### Work instructions
Report all lines holding "this".

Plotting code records
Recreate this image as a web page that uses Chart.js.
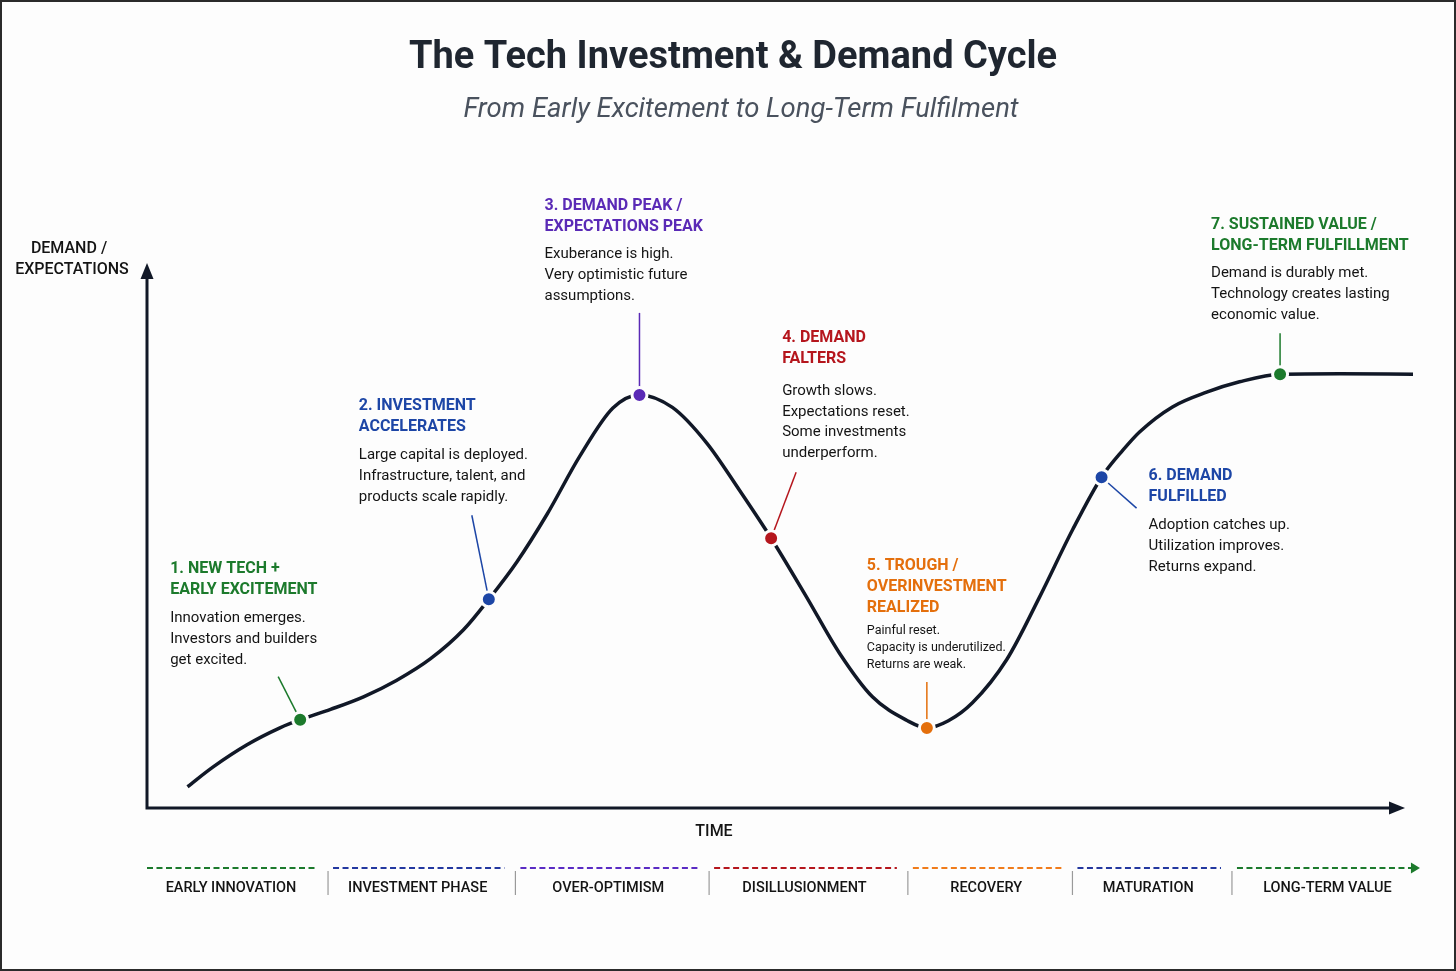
<!DOCTYPE html>
<html>
<head>
<meta charset="utf-8">
<title>The Tech Investment &amp; Demand Cycle</title>
<script src="https://cdn.jsdelivr.net/npm/chart.js@4.4.1/dist/chart.umd.min.js"></script>
<style>
  html, body { margin: 0; padding: 0; background: #fdfdfd; }
  #wrap { width: 1456px; height: 971px; }
</style>
</head>
<body>
<div id="wrap"><canvas id="cycleChart" width="1456" height="971"></canvas></div>
<script>
// Cycle curve (time 0-100, demand/expectations 0-100)
const curveTime  = [3.2, 5.2, 7.9, 10.5, 12.1, 14.5, 17.1, 19.7, 22.4, 25.0, 27.0, 29.2, 31.6, 34.2, 36.8, 38.9, 41.5, 44.2, 46.8, 49.3, 52.1, 54.7, 57.3, 60.0, 61.6, 63.3, 65.2, 67.9, 70.5, 73.1, 75.4, 77.1, 78.4, 81.0, 83.7, 86.3, 89.5, 94.2, 100.0];
const curveLevel = [3.9, 7.5, 11.6, 14.7, 16.2, 18.1, 20.4, 23.4, 27.4, 32.7, 38.3, 45.1, 53.9, 64.6, 73.4, 75.8, 73.5, 67.0, 58.3, 49.5, 38.7, 28.4, 20.4, 16.1, 14.7, 16.0, 19.3, 27.2, 38.7, 51.0, 60.7, 65.7, 69.0, 73.6, 76.3, 78.2, 79.6, 79.7, 79.6];

// Milestones on the curve
const milestoneTime  = [12.1, 27.0, 38.9, 49.3, 61.6, 75.4, 89.5];
const milestoneLevel = [16.2, 38.3, 75.8, 49.5, 14.7, 60.7, 79.6];
const milestoneTitles = [
  ['1. NEW TECH +', 'EARLY EXCITEMENT'],
  ['2. INVESTMENT', 'ACCELERATES'],
  ['3. DEMAND PEAK /', 'EXPECTATIONS PEAK'],
  ['4. DEMAND', 'FALTERS'],
  ['5. TROUGH /', 'OVERINVESTMENT', 'REALIZED'],
  ['6. DEMAND', 'FULFILLED'],
  ['7. SUSTAINED VALUE /', 'LONG-TERM FULFILLMENT']
];
const milestoneNotes = [
  ['Innovation emerges.', 'Investors and builders', 'get excited.'],
  ['Large capital is deployed.', 'Infrastructure, talent, and', 'products scale rapidly.'],
  ['Exuberance is high.', 'Very optimistic future', 'assumptions.'],
  ['Growth slows.', 'Expectations reset.', 'Some investments', 'underperform.'],
  ['Painful reset.', 'Capacity is underutilized.', 'Returns are weak.'],
  ['Adoption catches up.', 'Utilization improves.', 'Returns expand.'],
  ['Demand is durably met.', 'Technology creates lasting', 'economic value.']
];

// Phase strip under the time axis
const phaseNames = ['EARLY INNOVATION', 'INVESTMENT PHASE', 'OVER-OPTIMISM', 'DISILLUSIONMENT', 'RECOVERY', 'MATURATION', 'LONG-TERM VALUE'];
const phaseEdges = [0, 14.3, 29.1, 44.4, 60.1, 73.1, 85.7, 100.55];

// Styling
const COLORS = {
  green: '#1c7a2c',
  blue: '#1d46a6',
  purple: '#5a2ab6',
  red: '#b5161d',
  orange: '#e46f0c',
  ink: '#111827',
  text: '#141414'
};
const milestoneColors = [COLORS.green, COLORS.blue, COLORS.purple, COLORS.red, COLORS.orange, COLORS.blue, COLORS.green];
const phaseColors = [COLORS.green, '#2338a0', '#5a2bc4', '#b5161d', '#f07c1b', '#2338a0', COLORS.green];

// label offsets (from the milestone, in px) and leader line end offsets
const calloutLayout = [
  { dx: -130, dy: -151, lx: -22, ly: -43, gap: 29, noteFont: 15, noteLh: 21 },
  { dx: -130, dy: -193, lx: -17, ly: -84, gap: 28, noteFont: 15, noteLh: 21 },
  { dx: -95,  dy: -189, lx: 0,   ly: -82, gap: 27, noteFont: 15, noteLh: 21 },
  { dx: 11,   dy: -200, lx: 25,  ly: -66, gap: 32, noteFont: 15, noteLh: 20.7 },
  { dx: -60,  dy: -162, lx: 0,   ly: -46, gap: 23, noteFont: 12.5, noteLh: 17 },
  { dx: 47,   dy: -1,   lx: 35,  ly: 31,  gap: 28, noteFont: 15, noteLh: 21 },
  { dx: -69,  dy: -149, lx: 0,   ly: -41, gap: 27, noteFont: 15, noteLh: 21 }
];

const FONT = 'Roboto, "Noto Sans", sans-serif';

function drawLines(ctx, lines, x, y, lh) {
  lines.forEach((s, i) => ctx.fillText(s, x, y + i * lh));
}

const cycleDecor = {
  id: 'cycleDecor',
  beforeDraw(chart) {
    const { ctx, width, height } = chart;
    ctx.save();
    ctx.fillStyle = '#fdfdfd';
    ctx.fillRect(0, 0, width, height);
    ctx.strokeStyle = '#2b2b2b';
    ctx.lineWidth = 2;
    ctx.strokeRect(1, 1, width - 2, height - 2);
    ctx.restore();
  },
  beforeDatasetsDraw(chart) {
    const { ctx, chartArea: area, scales } = chart;
    ctx.save();
    // axes with arrowheads
    const left = area.left, bottom = area.bottom, top = area.top, tipX = area.right - 8;
    ctx.strokeStyle = COLORS.ink;
    ctx.fillStyle = COLORS.ink;
    ctx.lineWidth = 3;
    ctx.beginPath();
    ctx.moveTo(left, bottom + 1.5);
    ctx.lineTo(left, top + 14);
    ctx.moveTo(left - 1.5, bottom);
    ctx.lineTo(tipX - 14, bottom);
    ctx.stroke();
    ctx.beginPath();
    ctx.moveTo(left, top);
    ctx.lineTo(left - 6.5, top + 16);
    ctx.lineTo(left + 6.5, top + 16);
    ctx.closePath();
    ctx.fill();
    ctx.beginPath();
    ctx.moveTo(tipX, bottom);
    ctx.lineTo(tipX - 16, bottom - 6.5);
    ctx.lineTo(tipX - 16, bottom + 6.5);
    ctx.closePath();
    ctx.fill();

    // leader lines
    ctx.lineWidth = 1.5;
    milestoneTime.forEach((t, i) => {
      const px = scales.x.getPixelForValue(t);
      const py = scales.y.getPixelForValue(milestoneLevel[i]);
      const lay = calloutLayout[i];
      const len = Math.hypot(lay.lx, lay.ly);
      ctx.strokeStyle = milestoneColors[i];
      ctx.beginPath();
      ctx.moveTo(px + lay.lx / len * 8, py + lay.ly / len * 8);
      ctx.lineTo(px + lay.lx, py + lay.ly);
      ctx.stroke();
    });
    ctx.restore();
  },
  afterDatasetsDraw(chart) {
    const { ctx, chartArea: area, scales, width } = chart;
    ctx.save();
    ctx.textBaseline = 'middle';

    // title + subtitle
    ctx.textAlign = 'center';
    ctx.fillStyle = '#1f2630';
    ctx.font = 'bold 38px ' + FONT;
    ctx.fillText('The Tech Investment & Demand Cycle', width / 2 + 5, 58);
    ctx.fillStyle = '#4a525e';
    ctx.font = 'italic 27.5px ' + FONT;
    ctx.fillText('From Early Excitement to Long-Term Fulfilment', width / 2 + 13, 110);

    // axis titles
    ctx.fillStyle = COLORS.text;
    ctx.font = '500 16px ' + FONT;
    ctx.fillText('DEMAND /', area.left - 78, area.top - 14);
    ctx.fillText('EXPECTATIONS', area.left - 75, area.top + 7);
    ctx.fillText('TIME', area.left + 567, area.bottom + 24);

    // callouts
    ctx.textAlign = 'left';
    milestoneTime.forEach((t, i) => {
      const px = scales.x.getPixelForValue(t);
      const py = scales.y.getPixelForValue(milestoneLevel[i]);
      const lay = calloutLayout[i];
      const x = px + lay.dx;
      const y = py + lay.dy;
      const titles = milestoneTitles[i];
      ctx.fillStyle = milestoneColors[i];
      ctx.font = 'bold 16px ' + FONT;
      drawLines(ctx, titles, x, y, 21);
      ctx.fillStyle = COLORS.text;
      ctx.font = lay.noteFont + 'px ' + FONT;
      drawLines(ctx, milestoneNotes[i], x, y + (titles.length - 1) * 21 + lay.gap, lay.noteLh);
    });

    // phase strip
    const stripY = area.bottom + 60;
    ctx.textAlign = 'center';
    ctx.font = '500 14.5px ' + FONT;
    phaseNames.forEach((name, i) => {
      const x0 = scales.x.getPixelForValue(phaseEdges[i]);
      const x1 = scales.x.getPixelForValue(phaseEdges[i + 1]);
      const last = i === phaseNames.length - 1;
      const start = i === 0 ? x0 : x0 + 5;
      const end = last ? x1 - 7 : x1 - 11;
      ctx.strokeStyle = phaseColors[i];
      ctx.lineWidth = 2;
      ctx.setLineDash([6, 3.5]);
      ctx.beginPath();
      ctx.moveTo(start, stripY);
      ctx.lineTo(end, stripY);
      ctx.stroke();
      ctx.setLineDash([]);
      if (last) {
        ctx.fillStyle = phaseColors[i];
        ctx.beginPath();
        ctx.moveTo(x1, stripY);
        ctx.lineTo(x1 - 9, stripY - 5.5);
        ctx.lineTo(x1 - 9, stripY + 5.5);
        ctx.closePath();
        ctx.fill();
      } else {
        ctx.strokeStyle = '#9a9a9a';
        ctx.lineWidth = 1.2;
        ctx.beginPath();
        ctx.moveTo(x1, stripY + 3);
        ctx.lineTo(x1, stripY + 27);
        ctx.stroke();
      }
      ctx.fillStyle = COLORS.text;
      ctx.fillText(name, (start + (last ? x1 : end)) / 2 - 1, stripY + 20);
    });
    ctx.restore();
  }
};

const chart = new Chart(document.getElementById('cycleChart'), {
  type: 'line',
  data: {
    datasets: [
      {
        label: 'Milestones',
        data: milestoneTime.map((t, i) => ({ x: t, y: milestoneLevel[i] })),
        showLine: false,
        pointRadius: 7.5,
        pointBorderWidth: 3,
        pointBackgroundColor: milestoneColors,
        pointBorderColor: '#fdfdfd',
        clip: false,
        order: 0
      },
      {
        label: 'Demand / expectations',
        data: curveTime.map((t, i) => ({ x: t, y: curveLevel[i] })),
        borderColor: COLORS.ink,
        borderWidth: 3.5,
        pointRadius: 0,
        cubicInterpolationMode: 'monotone',
        borderCapStyle: 'butt',
        clip: false,
        order: 1
      }
    ]
  },
  options: {
    responsive: false,
    animation: false,
    devicePixelRatio: 1,
    layout: { padding: { left: 147, right: 43, top: 263, bottom: 163 } },
    scales: {
      x: { type: 'linear', min: 0, max: 100, display: false },
      y: { type: 'linear', min: 0, max: 100, display: false }
    },
    plugins: {
      legend: { display: false },
      tooltip: { enabled: false }
    }
  },
  plugins: [cycleDecor]
});
</script>
</body>
</html>
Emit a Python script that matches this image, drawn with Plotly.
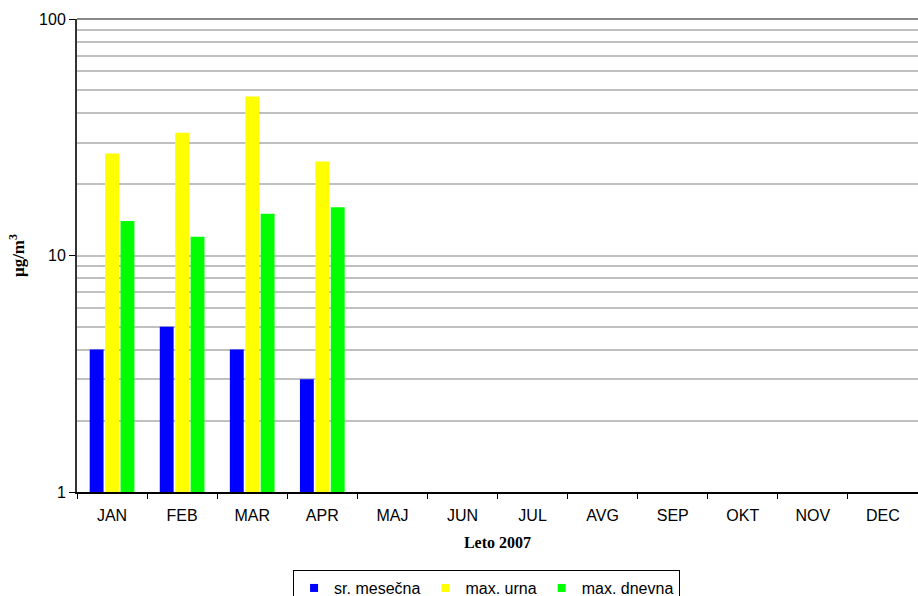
import plotly.graph_objects as go

# Monthly concentrations, 2007
months = ["JAN", "FEB", "MAR", "APR", "MAJ", "JUN", "JUL", "AVG", "SEP", "OKT", "NOV", "DEC"]
sr_mesecna = [4, 5, 4, 3, None, None, None, None, None, None, None, None]
max_urna = [27, 33, 47, 25, None, None, None, None, None, None, None, None]
max_dnevna = [14, 12, 15, 16, None, None, None, None, None, None, None, None]

series_names = ["sr. mesečna", "max. urna", "max. dnevna"]
series_colors = ["#0000FF", "#FFFF00", "#00FF00"]

y_ticks = [1, 10, 100]
y_ticktext = ["1", "10", "100"]
y_minor = [2, 3, 4, 5, 6, 7, 8, 9, 20, 30, 40, 50, 60, 70, 80, 90]

sans = "Liberation Sans, Arial, sans-serif"
serif = "Liberation Serif, Times New Roman, serif"

fig = go.Figure()
for name, vals, color in zip(series_names, [sr_mesecna, max_urna, max_dnevna], series_colors):
    fig.add_trace(go.Bar(
        x=months, y=vals, name=name, showlegend=False,
        marker=dict(color=color, line=dict(width=0)),
    ))

# legend keys drawn as small squares
for name, color in zip(series_names, series_colors):
    fig.add_trace(go.Scatter(
        x=[None], y=[None], name=name, mode="markers",
        marker=dict(symbol="square", size=8, color=color),
    ))

fig.update_layout(
    width=918, height=596,
    margin=dict(l=77, r=0, t=19, b=104, autoexpand=False),
    paper_bgcolor="white", plot_bgcolor="white",
    barmode="group", bargap=0.34, bargroupgap=0.1,
    font=dict(family=sans, size=16, color="black"),
    showlegend=True,
    legend=dict(
        orientation="h", x=0.487, xanchor="center", y=-0.165, yanchor="top",
        bordercolor="black", borderwidth=1, bgcolor="white",
        font=dict(family=sans, size=16), itemwidth=30,
        traceorder="normal", tracegroupgap=0,
    ),
)

fig.update_xaxes(
    type="category", categoryorder="array", categoryarray=months,
    showline=True, linecolor="black", linewidth=1.5,
    ticks="outside", tickson="boundaries", ticklen=5, tickcolor="black",
    ticklabelstandoff=8,
    showgrid=False, zeroline=False,
    tickfont=dict(family=sans, size=16),
    title=dict(text="<b>Leto 2007</b>", font=dict(family=serif, size=16), standoff=14),
)

fig.update_yaxes(
    type="log", range=[0, 2],
    tickvals=y_ticks, ticktext=y_ticktext,
    showline=True, linecolor="#333333", linewidth=2,
    ticks="outside", ticklen=6, tickcolor="black",
    showgrid=True, gridcolor="#c0c0c0", gridwidth=1.5,
    minor=dict(tickvals=y_minor, showgrid=True, gridcolor="#c0c0c0", gridwidth=1.5, ticks=""),
    zeroline=False,
    tickfont=dict(family=sans, size=16),
    title=dict(text="<b>μg/m<sup>3</sup></b>", font=dict(family=serif, size=17), standoff=10),
)

# plot-area top border
fig.add_shape(type="line", xref="paper", yref="paper", x0=0, x1=1, y0=1, y1=1,
              line=dict(color="#888888", width=2))

fig.write_html("out.html")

### Worked solution
Recreate this image as a web page that uses Chart.js.
Emit a Python script that matches this image, drawn with Plotly.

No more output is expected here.